Input moment and sampling

I’m majoring in chemical engineering.
i’m conducting research to simulate the process using simulation programs such as Aspen.
PCE has the advantage that it can produce good results with less data than MC, so I want to apply PCE to my research.
I’m using PCE to approximate the underlying function and do a sensitivity analysis.

Before proceeding with the above research, first, i will extract data using simulation program.
At this point, i want to use a sampling technique such as LHS to obtain the data points that need to be extracted. (If the data extraction point is randomly selected, the model does not perform well. Aspen simulation data is a time-consuming task.)
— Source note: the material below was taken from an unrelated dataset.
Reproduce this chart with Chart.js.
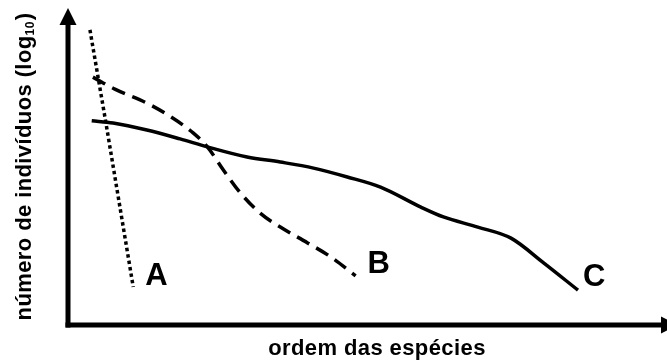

Assume that the input of data consists of x1, x2, and x3. At this time, the distribution of x1, x2, x3 is unknown. Can I assume this is uniform distribution like in uq_Example_input_01_Sampling?
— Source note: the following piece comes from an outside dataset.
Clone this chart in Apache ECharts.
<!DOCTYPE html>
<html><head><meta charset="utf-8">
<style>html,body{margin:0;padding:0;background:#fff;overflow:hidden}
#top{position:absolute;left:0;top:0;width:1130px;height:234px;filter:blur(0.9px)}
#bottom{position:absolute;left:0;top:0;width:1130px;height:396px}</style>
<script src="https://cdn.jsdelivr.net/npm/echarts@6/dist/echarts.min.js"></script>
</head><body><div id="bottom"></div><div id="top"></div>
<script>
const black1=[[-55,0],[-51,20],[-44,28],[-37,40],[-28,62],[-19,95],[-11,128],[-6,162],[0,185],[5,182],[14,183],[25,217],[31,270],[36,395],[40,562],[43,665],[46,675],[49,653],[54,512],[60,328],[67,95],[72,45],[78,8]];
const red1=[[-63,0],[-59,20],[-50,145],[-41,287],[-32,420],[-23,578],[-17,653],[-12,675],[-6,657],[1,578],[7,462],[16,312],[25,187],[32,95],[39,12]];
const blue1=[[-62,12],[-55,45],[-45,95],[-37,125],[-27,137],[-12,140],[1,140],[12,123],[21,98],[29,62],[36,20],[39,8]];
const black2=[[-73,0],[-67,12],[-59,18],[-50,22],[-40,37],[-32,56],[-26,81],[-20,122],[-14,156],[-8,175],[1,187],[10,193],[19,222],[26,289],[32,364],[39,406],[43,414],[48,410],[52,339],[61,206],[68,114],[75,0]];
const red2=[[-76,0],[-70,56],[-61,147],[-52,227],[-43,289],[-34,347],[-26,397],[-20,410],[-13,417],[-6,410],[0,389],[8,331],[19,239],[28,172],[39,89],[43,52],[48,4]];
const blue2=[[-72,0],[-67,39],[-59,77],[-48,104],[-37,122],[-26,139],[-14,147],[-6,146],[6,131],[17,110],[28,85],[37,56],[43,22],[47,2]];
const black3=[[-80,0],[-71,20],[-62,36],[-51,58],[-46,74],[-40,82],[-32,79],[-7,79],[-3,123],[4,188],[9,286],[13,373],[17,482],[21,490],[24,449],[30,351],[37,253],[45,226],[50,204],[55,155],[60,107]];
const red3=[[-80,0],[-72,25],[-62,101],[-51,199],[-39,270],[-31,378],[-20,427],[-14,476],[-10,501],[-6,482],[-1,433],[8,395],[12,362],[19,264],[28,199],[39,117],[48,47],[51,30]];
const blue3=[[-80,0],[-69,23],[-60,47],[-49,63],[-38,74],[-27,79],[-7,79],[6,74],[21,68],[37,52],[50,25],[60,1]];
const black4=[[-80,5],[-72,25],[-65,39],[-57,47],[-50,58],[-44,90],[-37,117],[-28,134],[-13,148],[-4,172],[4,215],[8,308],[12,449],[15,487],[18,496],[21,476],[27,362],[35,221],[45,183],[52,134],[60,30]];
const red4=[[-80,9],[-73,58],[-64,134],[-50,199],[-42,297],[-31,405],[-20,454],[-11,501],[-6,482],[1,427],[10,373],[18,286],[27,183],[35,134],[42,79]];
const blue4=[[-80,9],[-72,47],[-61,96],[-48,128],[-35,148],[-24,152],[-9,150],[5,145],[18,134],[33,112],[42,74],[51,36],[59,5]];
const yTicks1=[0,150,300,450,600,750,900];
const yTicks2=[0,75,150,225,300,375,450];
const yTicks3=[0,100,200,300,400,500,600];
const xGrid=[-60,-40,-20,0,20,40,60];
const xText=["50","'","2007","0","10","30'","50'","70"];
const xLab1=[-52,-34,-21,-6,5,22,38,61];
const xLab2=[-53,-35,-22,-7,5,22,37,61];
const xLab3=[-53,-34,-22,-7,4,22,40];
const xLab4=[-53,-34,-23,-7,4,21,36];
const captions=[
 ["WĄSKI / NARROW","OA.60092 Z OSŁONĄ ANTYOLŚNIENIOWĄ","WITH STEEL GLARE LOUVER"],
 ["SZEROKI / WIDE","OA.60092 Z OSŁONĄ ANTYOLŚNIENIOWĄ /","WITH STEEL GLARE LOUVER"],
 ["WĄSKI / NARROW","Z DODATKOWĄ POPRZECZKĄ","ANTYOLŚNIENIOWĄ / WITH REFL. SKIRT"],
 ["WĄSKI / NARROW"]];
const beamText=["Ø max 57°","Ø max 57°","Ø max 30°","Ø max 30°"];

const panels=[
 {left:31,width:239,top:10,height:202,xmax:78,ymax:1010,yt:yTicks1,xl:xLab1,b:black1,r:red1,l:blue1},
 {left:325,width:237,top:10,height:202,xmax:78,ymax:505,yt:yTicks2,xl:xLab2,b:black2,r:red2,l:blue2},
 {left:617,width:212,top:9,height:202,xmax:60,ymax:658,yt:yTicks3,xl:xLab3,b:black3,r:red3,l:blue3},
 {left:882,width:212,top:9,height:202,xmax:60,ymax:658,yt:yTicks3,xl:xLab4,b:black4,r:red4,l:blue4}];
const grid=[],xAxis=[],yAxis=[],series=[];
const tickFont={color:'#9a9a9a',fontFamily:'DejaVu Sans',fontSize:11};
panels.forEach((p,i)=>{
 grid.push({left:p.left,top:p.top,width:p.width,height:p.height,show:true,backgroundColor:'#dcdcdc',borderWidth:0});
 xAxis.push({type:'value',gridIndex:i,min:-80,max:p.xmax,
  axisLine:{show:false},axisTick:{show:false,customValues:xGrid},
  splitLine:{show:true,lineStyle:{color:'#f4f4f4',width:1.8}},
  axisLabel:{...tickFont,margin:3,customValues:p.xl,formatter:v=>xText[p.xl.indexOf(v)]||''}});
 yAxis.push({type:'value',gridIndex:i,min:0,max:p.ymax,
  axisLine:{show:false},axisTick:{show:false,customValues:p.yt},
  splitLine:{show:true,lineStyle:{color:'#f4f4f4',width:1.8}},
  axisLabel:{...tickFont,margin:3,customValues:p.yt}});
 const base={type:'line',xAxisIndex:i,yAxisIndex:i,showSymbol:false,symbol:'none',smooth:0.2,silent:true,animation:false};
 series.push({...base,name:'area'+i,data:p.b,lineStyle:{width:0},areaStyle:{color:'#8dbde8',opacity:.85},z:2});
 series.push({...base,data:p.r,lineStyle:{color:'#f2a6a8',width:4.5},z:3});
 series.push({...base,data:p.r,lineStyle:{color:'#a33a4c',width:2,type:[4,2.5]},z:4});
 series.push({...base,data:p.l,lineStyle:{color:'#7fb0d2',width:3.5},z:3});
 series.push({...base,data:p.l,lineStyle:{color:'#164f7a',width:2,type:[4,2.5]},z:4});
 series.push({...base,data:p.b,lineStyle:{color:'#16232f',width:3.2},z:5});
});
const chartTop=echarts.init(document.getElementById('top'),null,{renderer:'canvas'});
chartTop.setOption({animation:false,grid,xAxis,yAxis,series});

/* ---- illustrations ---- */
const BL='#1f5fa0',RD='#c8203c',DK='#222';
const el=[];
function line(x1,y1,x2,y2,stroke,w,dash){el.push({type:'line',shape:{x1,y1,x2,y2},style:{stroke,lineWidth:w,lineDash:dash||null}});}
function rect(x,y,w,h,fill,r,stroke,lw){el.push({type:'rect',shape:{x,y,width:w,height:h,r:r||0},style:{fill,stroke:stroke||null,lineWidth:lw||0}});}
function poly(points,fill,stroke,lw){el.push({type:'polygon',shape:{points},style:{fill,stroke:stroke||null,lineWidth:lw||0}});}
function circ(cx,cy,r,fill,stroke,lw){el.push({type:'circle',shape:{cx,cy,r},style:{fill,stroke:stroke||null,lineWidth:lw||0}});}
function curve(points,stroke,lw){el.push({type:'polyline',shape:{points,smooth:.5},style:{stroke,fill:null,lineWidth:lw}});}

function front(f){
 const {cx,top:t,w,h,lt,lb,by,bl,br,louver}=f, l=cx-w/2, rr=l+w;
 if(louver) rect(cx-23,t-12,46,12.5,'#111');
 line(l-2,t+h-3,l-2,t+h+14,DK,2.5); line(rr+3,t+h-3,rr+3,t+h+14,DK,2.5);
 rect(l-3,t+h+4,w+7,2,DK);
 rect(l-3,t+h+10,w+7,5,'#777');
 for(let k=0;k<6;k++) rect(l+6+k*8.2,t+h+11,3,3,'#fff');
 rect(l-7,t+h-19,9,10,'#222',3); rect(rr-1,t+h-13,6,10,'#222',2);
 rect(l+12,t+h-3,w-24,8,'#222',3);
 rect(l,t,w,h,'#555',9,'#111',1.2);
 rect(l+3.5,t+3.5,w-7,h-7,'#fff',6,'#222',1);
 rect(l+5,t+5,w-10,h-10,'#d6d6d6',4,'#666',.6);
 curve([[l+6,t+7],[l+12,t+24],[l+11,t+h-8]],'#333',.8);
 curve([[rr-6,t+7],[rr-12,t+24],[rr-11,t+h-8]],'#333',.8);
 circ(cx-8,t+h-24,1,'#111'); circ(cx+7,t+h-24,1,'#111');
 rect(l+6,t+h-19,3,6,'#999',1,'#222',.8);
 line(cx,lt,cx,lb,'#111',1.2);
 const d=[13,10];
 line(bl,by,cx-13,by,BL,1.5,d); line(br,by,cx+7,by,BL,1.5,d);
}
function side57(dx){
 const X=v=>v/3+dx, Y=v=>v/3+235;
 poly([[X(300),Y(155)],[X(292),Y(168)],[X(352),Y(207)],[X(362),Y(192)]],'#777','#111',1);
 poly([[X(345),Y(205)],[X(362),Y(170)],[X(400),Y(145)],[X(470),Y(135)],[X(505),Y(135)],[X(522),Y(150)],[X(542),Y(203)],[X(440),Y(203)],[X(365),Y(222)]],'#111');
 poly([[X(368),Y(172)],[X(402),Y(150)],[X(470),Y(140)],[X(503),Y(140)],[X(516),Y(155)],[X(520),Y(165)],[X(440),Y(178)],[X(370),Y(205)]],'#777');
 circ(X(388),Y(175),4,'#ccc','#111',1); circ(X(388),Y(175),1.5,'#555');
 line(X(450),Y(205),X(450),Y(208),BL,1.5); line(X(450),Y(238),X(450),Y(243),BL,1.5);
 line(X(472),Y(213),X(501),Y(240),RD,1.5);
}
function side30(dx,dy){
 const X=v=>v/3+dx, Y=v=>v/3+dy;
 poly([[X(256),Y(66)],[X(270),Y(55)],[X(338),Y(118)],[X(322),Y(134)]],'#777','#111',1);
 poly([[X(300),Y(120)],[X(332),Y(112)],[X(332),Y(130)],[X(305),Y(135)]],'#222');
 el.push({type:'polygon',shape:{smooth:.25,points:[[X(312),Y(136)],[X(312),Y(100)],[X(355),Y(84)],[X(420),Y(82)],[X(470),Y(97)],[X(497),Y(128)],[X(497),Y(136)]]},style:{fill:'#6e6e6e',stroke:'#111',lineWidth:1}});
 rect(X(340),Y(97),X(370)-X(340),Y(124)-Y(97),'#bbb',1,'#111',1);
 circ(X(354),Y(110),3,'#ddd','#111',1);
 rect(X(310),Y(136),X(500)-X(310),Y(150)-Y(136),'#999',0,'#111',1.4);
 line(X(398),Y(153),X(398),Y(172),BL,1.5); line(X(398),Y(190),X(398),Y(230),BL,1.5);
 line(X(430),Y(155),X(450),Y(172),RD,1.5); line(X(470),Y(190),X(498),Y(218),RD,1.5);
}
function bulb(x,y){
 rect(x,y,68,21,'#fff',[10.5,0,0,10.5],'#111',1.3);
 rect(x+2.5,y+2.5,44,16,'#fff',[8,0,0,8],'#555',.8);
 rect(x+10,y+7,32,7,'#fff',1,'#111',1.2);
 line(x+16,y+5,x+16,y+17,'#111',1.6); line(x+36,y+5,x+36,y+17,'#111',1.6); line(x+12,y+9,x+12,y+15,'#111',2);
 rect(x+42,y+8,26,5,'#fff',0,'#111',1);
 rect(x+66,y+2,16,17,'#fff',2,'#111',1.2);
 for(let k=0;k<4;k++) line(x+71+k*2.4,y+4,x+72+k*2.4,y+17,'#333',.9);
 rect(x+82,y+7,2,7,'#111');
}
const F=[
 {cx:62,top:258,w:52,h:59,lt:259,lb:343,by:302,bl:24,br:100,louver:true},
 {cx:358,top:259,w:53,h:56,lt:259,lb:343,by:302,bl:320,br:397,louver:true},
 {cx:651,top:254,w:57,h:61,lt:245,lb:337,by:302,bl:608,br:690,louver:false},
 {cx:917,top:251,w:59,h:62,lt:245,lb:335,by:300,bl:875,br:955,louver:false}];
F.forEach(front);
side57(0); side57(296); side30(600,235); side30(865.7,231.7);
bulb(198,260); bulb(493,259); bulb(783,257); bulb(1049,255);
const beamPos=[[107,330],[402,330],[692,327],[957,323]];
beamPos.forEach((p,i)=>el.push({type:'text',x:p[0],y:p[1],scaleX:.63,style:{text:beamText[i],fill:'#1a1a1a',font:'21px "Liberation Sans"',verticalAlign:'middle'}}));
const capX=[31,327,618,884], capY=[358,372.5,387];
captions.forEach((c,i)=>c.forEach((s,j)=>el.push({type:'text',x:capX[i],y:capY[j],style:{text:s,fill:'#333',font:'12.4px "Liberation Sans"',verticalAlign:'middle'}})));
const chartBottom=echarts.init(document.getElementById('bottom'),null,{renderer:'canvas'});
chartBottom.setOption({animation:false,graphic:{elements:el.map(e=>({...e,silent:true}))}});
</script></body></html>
Additional question. Last time, when setting the moment and type required to generate a PCE model, you answered that i use plotmatrix to see the distribution. (Thank you for your kind reply.) The picture below shows the Truss data using plotmatrix.

In the above figure, all the distributions represented by Pi are expressed as Gumbel as Type, Mean as 50000, and Standard Deviation as 7500.

In the figure, the shape of the distribution is similar, but the specific parameters of the distribution are likely to be different.
Is there a criterion (or tip) for determining the distribution of input data? Or is it just a toy problem, so is it rough?

Finally, the question is about copula. Studying manual, copula seems to be an indicator of the dependencies between variables. This is also an option for creating PCE models. This is a low level question, but what exactly does the copula function do?
(I don’t understand the result of the copula function example.)
(How do i determine if the data is dependent on each other or independent? Based on knowledge?)